True, we still have a long way to go to get from here to there, but by our collective will, by the collective intelligence of sub-national leaders, and by the collective efforts of business and civil society… one city, one company at a time… the United States of America can be climate smart again!!!

 

Then on the international political front, cities and local governments are still actively progressing and sharing best practices among their ICLEI, EU Covenant of Mayors, Compact of Mayors + C40 Summit members, while efforts within the unified context of the Global Covenant of Mayors for Climate & Energy launched last week. In Europe alone, the European Commission proposed to dedicate 25% of the next EU (2021-2027) budget to climate finance and support for sustainable infrastructure investments, totaling EURO 320 billion and expected to leverage EURO 150 billion, more through their InvestEU program.

 

Then despite political upset at home, President Emmanuel Macron used his national leadership position to recruit other national leaders to re-commit and/or take up new, more aggressive carbon neutral positions, like his country.
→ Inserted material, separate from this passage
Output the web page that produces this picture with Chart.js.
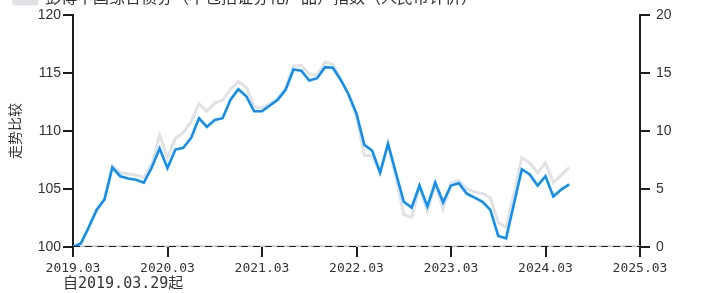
<!DOCTYPE html>
<html>
<head>
<meta charset="utf-8">
<script src="https://cdn.jsdelivr.net/npm/chart.js@4"></script>
<style>
  html, body { margin: 0; padding: 0; background: #fff; overflow: hidden; }
  #wrap { position: relative; width: 702px; height: 293px; overflow: hidden; }
  #wrap canvas { position: absolute; left: 0; top: -25px; }
</style>
</head>
<body>
<div id="wrap"><canvas id="trendChart" width="702" height="318"></canvas></div>
<script>
// monthly points, month 0 = 2019.03.29
const fundValues = [
  100, 100.3, 101.7, 103.2, 104.1, 106.85, 106.1, 105.9, 105.8, 105.55,
  106.85, 108.5, 106.8, 108.4, 108.55, 109.4, 111.1, 110.35, 110.95, 111.1,
  112.7, 113.6, 113.0, 111.7, 111.7, 112.2, 112.7, 113.55, 115.3, 115.2,
  114.35, 114.55, 115.5, 115.45, 114.4, 113.15, 111.5, 108.8, 108.3, 106.4,
  108.9, 106.4, 103.9, 103.4, 105.3, 103.5, 105.55, 103.85, 105.3, 105.5,
  104.6, 104.25, 103.9, 103.2, 100.95, 100.75, 103.75, 106.7, 106.25, 105.3,
  106.1, 104.35, 104.95, 105.4
];
const indexValues = [
  100, 100.3, 101.7, 103.2, 104.2, 107.0, 106.4, 106.3, 106.2, 106.0,
  107.15, 109.65, 107.7, 109.35, 109.85, 110.8, 112.35, 111.7, 112.4, 112.65,
  113.6, 114.25, 113.75, 112.1, 111.95, 112.35, 112.8, 113.75, 115.6, 115.65,
  114.9, 114.8, 115.95, 115.75, 114.45, 113.05, 111.2, 107.9, 107.85, 106.4,
  108.9, 106.0, 102.8, 102.55, 105.15, 103.1, 105.4, 103.3, 105.5, 105.75,
  105.0, 104.75, 104.6, 104.25, 102.1, 101.7, 104.6, 107.7, 107.25, 106.4,
  107.25, 105.55, 106.2, 106.85
];
const xTickLabels = ['2019.03', '2020.03', '2021.03', '2022.03', '2023.03', '2024.03', '2025.03'];
const leftTicks = [100, 105, 110, 115, 120];
const rightTicks = [0, 5, 10, 15, 20];
const fundName = '本基金';
const indexName = '彭博中国综合债券（不包括证券化产品）指数（人民币计价）';
const yTitle = '走势比较';
const footNote = '自2019.03.29起';
const baseValue = 100;
const monthsSpan = (xTickLabels.length - 1) * 12;

const toPoints = arr => arr.map((v, i) => ({ x: i, y: v }));
const ink = '#1e1e1e';
const monoFont = { family: "'DejaVu Sans Mono', monospace", size: 13 };
const numFont = { family: "'Liberation Sans', Arial, sans-serif", size: 14 };

const footNotePlugin = {
  id: 'footNote',
  afterDraw(chart) {
    const ctx = chart.ctx;
    ctx.save();
    ctx.font = "15px 'DejaVu Sans Mono', 'Noto Sans CJK SC', monospace";
    ctx.fillStyle = '#333';
    ctx.textBaseline = 'bottom';
    ctx.fillText(footNote, chart.chartArea.left - 10, chart.height - 1);
    ctx.restore();
  }
};

new Chart(document.getElementById('trendChart'), {
  type: 'line',
  data: {
    datasets: [
      {
        label: fundName,
        data: toPoints(fundValues),
        borderColor: '#0f90f0',
        borderWidth: 2.6,
        pointRadius: 0,
        order: 1
      },
      {
        label: indexName,
        data: toPoints(indexValues),
        borderColor: '#e2e2e6',
        backgroundColor: '#e2e2e6',
        borderWidth: 3,
        pointRadius: 0,
        order: 2
      },
      {
        label: 'base',
        data: [{ x: 0, y: baseValue }, { x: monthsSpan, y: baseValue }],
        borderColor: '#c4c4c8',
        borderWidth: 3,
        pointRadius: 0,
        order: 3
      },
      {
        label: 'baseDash',
        data: [{ x: 0, y: baseValue }, { x: monthsSpan, y: baseValue }],
        borderColor: ink,
        borderWidth: 2,
        borderDash: [7, 5],
        pointRadius: 0,
        order: 0
      }
    ]
  },
  options: {
    responsive: false,
    animation: false,
    layout: { padding: { top: 0, bottom: 0, left: 0, right: 0 } },
    plugins: {
      tooltip: { enabled: false },
      legend: {
        position: 'top',
        align: 'start',
        labels: {
          filter: item => item.datasetIndex === 1,
          boxWidth: 23,
          boxHeight: 14,
          color: '#333',
          font: { family: "'Noto Sans CJK SC', sans-serif", size: 16 },
          padding: 14
        }
      }
    },
    scales: {
      x: {
        type: 'linear',
        min: 0,
        max: monthsSpan,
        afterFit: s => { s.height = 46; },
        afterBuildTicks: s => { s.ticks = xTickLabels.map((_, i) => ({ value: i * 12 })); },
        ticks: {
          color: '#333',
          font: monoFont,
          padding: 4,
          maxRotation: 0,
          callback: v => xTickLabels[v / 12]
        },
        grid: { drawOnChartArea: false, color: ink, lineWidth: 2, tickLength: 10 },
        border: { display: false }
      },
      y: {
        position: 'left',
        min: leftTicks[0],
        max: leftTicks[leftTicks.length - 1],
        afterFit: s => { s.width = 73; },
        afterBuildTicks: s => { s.ticks = leftTicks.map(v => ({ value: v })); },
        ticks: { color: '#333', font: numFont, padding: 2 },
        grid: { drawOnChartArea: false, color: ink, lineWidth: 2, tickLength: 10 },
        border: { display: true, color: ink, width: 2 },
        title: {
          display: true,
          text: yTitle,
          color: '#333',
          font: { family: "'Noto Sans CJK SC', sans-serif", size: 14 },
          padding: { top: 6, bottom: 0 }
        }
      },
      y2: {
        position: 'right',
        min: rightTicks[0],
        max: rightTicks[rightTicks.length - 1],
        afterFit: s => { s.width = 62; },
        afterBuildTicks: s => { s.ticks = rightTicks.map(v => ({ value: v })); },
        ticks: { color: '#333', font: numFont, padding: 6 },
        grid: { drawOnChartArea: false, color: ink, lineWidth: 2, tickLength: 10 },
        border: { display: true, color: ink, width: 2 }
      }
    }
  },
  plugins: [footNotePlugin]
});
</script>
</body>
</html>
He hosted (and stayed the entire day) @ the One Planet Summit in NYC, while 16 countries re-confirmed their commitment to the Carbon Neutrality Coalition. Brazil, Colombia, Costa Rica, Ethiopia, Finland, France, Germany, Iceland, Luxembourg, the Marshall islands, Mexico, Netherlands, New Zealand, Norway, Portugal, Sweden… and now Spain (announced at the One Planet Summit)- All aim to be carbon neutral countries by 2050 and a 2050 Pathway Platform was launched at COP 22 by Laurence Tubiana and Hakima El Haite to help them realize their action plans. Finally, it’s a big world. There are many moving parts and players… and if there is one take-away for me from these last weeks; it is that we must continue to search, solicit, and secure fresh ways to work together.

 

On the Personal Front- Our Final Frontier:

 

In the end and in the beginning, everyone counts. We- every person on the planet makes 1000’s of decisions every day on: how to live our lives, what we choose to read, who we choose to support, which brand we believe, what food, fuel, goods and services we decide to buy, where we travel, to whom we influence, for whom we allow to influence our actions, where we voice our opinions and express our beliefs, how we treat each other, how we treat our environment, what waste we choose to waste or reduce-reuse-recycle, how we get around town, what passions we pursue, where we live, where we play, with whom we work, what we eat, which songs we repeat… so how again, are we going to collectively meet this climate feat????

 

We are the future we’ve been waiting for. And one only need to turn to the Global Citizen Impact Report to see that humanity can be mobilized for good (19,220,307 actions taken, #37.9 billion USD in commitments made, 2.25 billion lives set to be affected). We are the generation to first to feel the effects of our human planetary-scale influence on the atmosphere-biosphere of the only planet we will ever be able to call, home. Indeed, it’s serious now…. Again, we are playing chess with nature… and every move, every one of us makes, matters. Humanity can be a collective force for good. It’s just now all hands on deck, so we can be sure to flip our earth ship in time and avoid the climate kraken, trackin’ our real behavior.